Marcus André Melo
Folha
“Não tem nenhum país importante do planeta que não tenha reeleição”, disparou o presidente Lula numa roda de senadores no Palácio da Alvorada. Lula está errado. Já discuti aqui esta questão. Na região do mundo que concentra a vasta maioria das democracias presidencialistas do planeta —a América Latina— os países que ocupam o topo nos rankings de democracia —Uruguai, Costa Rica e Chile— não permitem a reeleição imediata de presidentes. Tampouco o México, cuja importância não precisa ser enfatizada.
Fora das Américas não há democracias presidencialistas puras. Nos regimes semipresidenciais da África, Ásia e da Europa do leste, os presidentes são criaturas institucionais radicalmente distintas. E obviamente, nas autocracias a questão perde totalmente o sentido, como assistimos agora com a farsa da reeleição de Putin e de Maduro.
PARLAMENTARISMO – A Europa é fundamentalmente parlamentarista, e aqui não há mandato fixo para o primeiro-ministro — ele pode ser de alguns meses ou anos. No semipresidencialismo francês e português, só é possível uma única reeleição do presidente.
Mas na França, a coabitação leva o presidente a se resignar a conviver com um primeiro-ministro adversário nomeado pelo Parlamento que assume o poder Executivo. Os limites aos mandatos assumem outro sentido à luz dessa dinâmica.
Vale destacar um aspecto absolutamente singular do caso brasileiro. A dinâmica política da discussão entre nós não envolve apenas presidentes, mas também governadores e prefeitos, sobretudo os primeiros.
OUTROS EXEMPLOS – Nos EUA e Argentina, o problema não se coloca pela diversidade de arranjos institucionais, sobretudo nesta última, onde as constituições provinciais variam quanto à possibilidade de reeleição, à existência de bicameralismo (várias delas têm Senado), regras eleitorais, regimes municipais etc.

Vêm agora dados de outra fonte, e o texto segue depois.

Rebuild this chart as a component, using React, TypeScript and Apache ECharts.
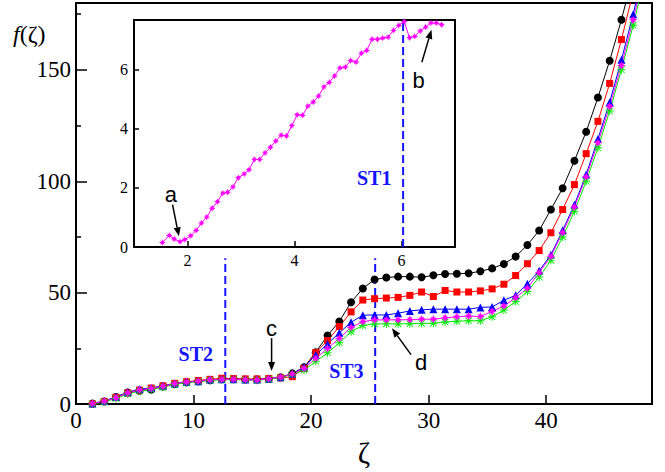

A emenda da reeleição (PEC 16/1997) em nosso país teve apoio massivo dos governadores e prefeitos que eram titulares do cargo.
Seu efeito institucional mais amplo foi ter fortalecido o poder Executivo vis-à-vis o Legislativo, como mostrei em “Reformas constitucionais no Brasil: instituições políticas e processo decisório” (Revan, 2002).
EFEITO PATO MANCO – O efeito esperado da vedação da reeleição ora proposta no Brasil é o oposto: reduzir o poder de fato do Executivo pelo efeito pato manco.
O cálculo individual do apoio no caso atual passa mais uma vez pelos governadores, com base nos possíveis cenários para a eleição de 2026, mesmo que a proposta de mudança preveja a vedação só a partir de 2030.
A proposta de vedar a reeleição consecutiva do poder Executivo no país está atrelada à simultânea sincronização das eleições legislativas, de difícil viabilização, mas poderá caminhar sozinha.